Last week Showtime announced that “Billions,” its drama about hedge fund egomaniacs, will be spawning several spinoffs. The original series may be six seasons in, but narratively it ran out of steam somewhere around Season 3. No matter. Like hedge funders themselves, Showtime wants more. The working titles so far:

•“Billions: Miami” (the jet-setting world of private planes and beachy nightlife)

•“Billions: London” (high finance in the UK, which, cough, HBO is already doing with “Industry”)

•“Millions” (30-something pals in NYC with money — “Friend$,” anyone?)

•“Trillions” (the network didn’t even bother with a premise, describing it as “fictional stories of the richest people in the world” — or as Chandler might say on “Friend$”: Could you be more vague?)

A “Billions” Cinematic Universe. It sounds like a parody! Why not take a page from “Muppet Babies” and go full-on “Billions: Babies”?

Actually, if you’re in the mood for crybaby tantrums, HBO is more than happy to serve that up on “Succession,” which is back for a fourth season next month. The network can’t get enough of Mike White’s “The White Lotus” either, with its elite malcontents soaking up luxury hotel trappings. Season 3 is on the way.

Even the so-called Eat the Rich genre of films of the past year — from “The Menu” to “Triangle of Sadness” — are stories that center on the overindulged and financially bloated. Listen, watching the fictional rich suffer can be mighty fun as entertainment. But as critique, it’s about as deep as their capacity for shame.

There’s just ... well, a lot of it. And what we see on screen influences how we live our lives — how we think and feel about the world around us.
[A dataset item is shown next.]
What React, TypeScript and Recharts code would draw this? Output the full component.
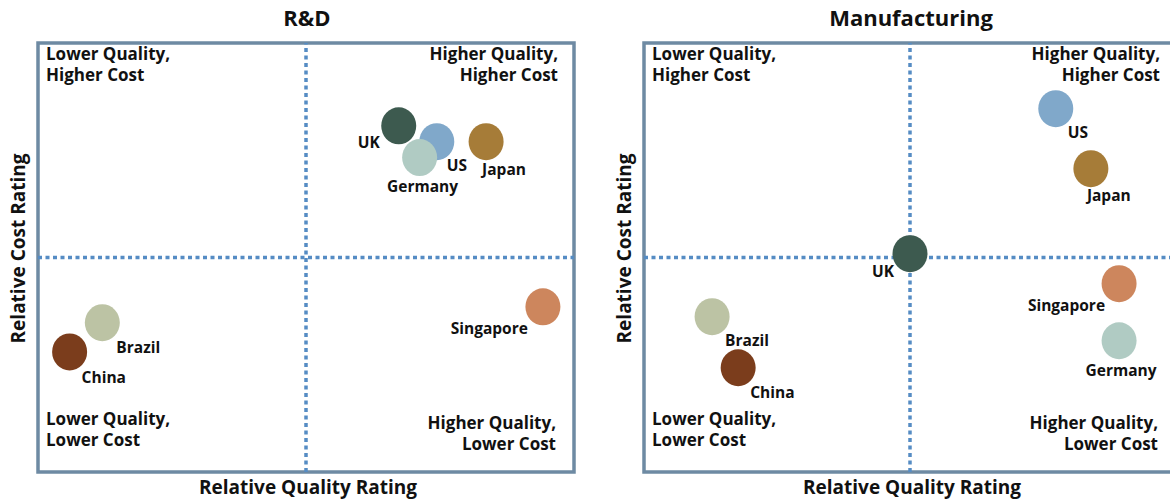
import { ReferenceArea, ReferenceLine, Scatter, ScatterChart, XAxis, YAxis } from "recharts";

const countries = ["UK", "US", "Germany", "Japan", "Brazil", "China", "Singapore"];
const countryColors = ["#3d5a4f", "#80a8ca", "#b0cbc3", "#a67c38", "#bcc3a4", "#7b3d1c", "#cd865d"];

// relative ratings, 0-10 scale, 5 = quadrant split
const rdQuality = [6.73, 7.44, 7.12, 8.36, 1.2, 0.59, 9.42];
const rdCost = [8.07, 7.7, 7.33, 7.7, 3.48, 2.8, 3.85];
const mfgQuality = [5.0, 7.74, 8.93, 8.4, 1.28, 1.77, 8.93];
const mfgCost = [5.09, 8.47, 3.06, 7.07, 3.62, 2.43, 4.39];

const panelTitles = ["R&D", "Manufacturing"];
const xTitle = "Relative Quality Rating";
const yTitle = "Relative Cost Rating";
const quadrantText = [
  ["Lower Quality,", "Higher Cost"],
  ["Higher Quality,", "Higher Cost"],
  ["Lower Quality,", "Lower Cost"],
  ["Higher Quality,", "Lower Cost"],
];

// label placement next to each bubble: [dx, dy, anchor]
type Place = [number, number, "start" | "middle" | "end"];
const rdPlace: Place[] = [
  [-19, 22, "end"],
  [10, 29, "start"],
  [3, 34, "middle"],
  [-4, 33, "start"],
  [14, 30, "start"],
  [12, 31, "start"],
  [-15, 27, "end"],
];
const mfgPlace: Place[] = [
  [-16, 23, "end"],
  [12, 29, "start"],
  [2, 35, "middle"],
  [-4, 32, "start"],
  [13, 29, "start"],
  [12, 30, "start"],
  [-14, 27, "end"],
];

const FONT = "'Open Sans', 'Noto Sans', sans-serif";
const H = 501;

function build(q: number[], c: number[], place: Place[]) {
  return countries.map((name, i) => ({ name, q: q[i], c: c[i], color: countryColors[i], place: place[i] }));
}

const Bubble = (props: any) => {
  const { cx, cy, payload } = props;
  const [dx, dy, anchor] = payload.place as Place;
  return (
    <g>
      <ellipse cx={cx} cy={cy} rx={17.5} ry={18.5} fill={payload.color} />
      <text x={cx + dx} y={cy + dy} textAnchor={anchor} fontFamily={FONT} fontWeight={700} fontSize={15.5} fill="#111">
        {payload.name}
      </text>
    </g>
  );
};

interface PanelProps {
  left: number;
  width: number;
  chartWidth: number;
  margin: { top: number; right: number; bottom: number; left: number };
  data: ReturnType<typeof build>;
  title: string;
}

function TwoLines({ x, y, lines, anchor }: { x: number; y: number; lines: string[]; anchor?: "start" | "end" }) {
  return (
    <>
      {lines.map((t, i) => (
        <text key={i} x={x} y={y + i * 20.5} textAnchor={anchor || "start"} fontFamily={FONT} fontWeight={700} fontSize={17} fill="#111">
          {t}
        </text>
      ))}
    </>
  );
}

function Panel({ left, width, chartWidth, margin, data, title }: PanelProps) {
  const pl = margin.left;
  const pr = chartWidth - margin.right;
  const pt = margin.top;
  const pb = H - margin.bottom;
  const mid = (pl + pr) / 2;
  const midY = (pt + pb) / 2;
  return (
    <div style={{ position: "absolute", left, top: 0, width, height: H, overflow: "hidden" }}>
      <ScatterChart width={chartWidth} height={H} margin={margin}>
        <XAxis type="number" dataKey="q" domain={[0, 10]} hide />
        <YAxis type="number" dataKey="c" domain={[0, 10]} hide />
        <ReferenceArea x1={0} x2={10} y1={0} y2={10} fill="none" stroke="#6e8aa3" strokeWidth={3.5} />
        <ReferenceLine x={5} stroke="#558cc4" strokeWidth={3.5} strokeDasharray="4 3.5" />
        <ReferenceLine y={5} stroke="#558cc4" strokeWidth={3.5} strokeDasharray="4 3.5" />
        <Scatter data={data} shape={Bubble} isAnimationActive={false} />
      </ScatterChart>
      <svg width={chartWidth} height={H} style={{ position: "absolute", left: 0, top: 0, pointerEvents: "none" }}>
        <text x={mid + 1} y={26} textAnchor="middle" fontFamily={FONT} fontWeight={700} fontSize={22} fill="#111">
          {title}
        </text>
        <text x={mid + 2} y={494} textAnchor="middle" fontFamily={FONT} fontWeight={700} fontSize={19} fill="#111">
          {xTitle}
        </text>
        <text
          x={pl - 20}
          y={midY - 9}
          transform={`rotate(-90 ${pl - 20} ${midY - 9})`}
          dy={6.5}
          textAnchor="middle"
          fontFamily={FONT}
          fontWeight={700}
          fontSize={19}
          fill="#111"
        >
          {yTitle}
        </text>
        <TwoLines x={pl + 8} y={pt + 17} lines={quadrantText[0]} />
        <TwoLines x={pr - 16} y={pt + 17} lines={quadrantText[1]} anchor="end" />
        <TwoLines x={pl + 8} y={pb - 47} lines={quadrantText[2]} />
        <TwoLines x={pr - 18} y={pb - 43} lines={quadrantText[3]} anchor="end" />
      </svg>
    </div>
  );
}

export default function App() {
  return (
    <div style={{ position: "absolute", left: 0, top: 0, width: 1170, height: H, background: "#fff", overflow: "hidden" }}>
      <Panel
        left={0}
        width={590}
        chartWidth={590}
        margin={{ top: 43, right: 16, bottom: 29, left: 38 }}
        data={build(rdQuality, rdCost, rdPlace)}
        title={panelTitles[0]}
      />
      <Panel
        left={590}
        width={580}
        chartWidth={600}
        margin={{ top: 43, right: 14, bottom: 29, left: 54 }}
        data={build(mfgQuality, mfgCost, mfgPlace)}
        title={panelTitles[1]}
      />
    </div>
  );
}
“Why are we scared to revolt in the United States of America?” someone asked on Twitter recently. The sharp rise in union organizing and work stoppages in the past year would suggest more people are interested in taking collective action, at least when it comes to better workplace conditions and pay. It’s a start.

There would probably be more, but it’s scary to ponder the risk-reward fallout. Taking action might seem less daunting if some of that was happening in real and fictional contexts on screen. Sometimes you have to see something in order to imagine it for yourself.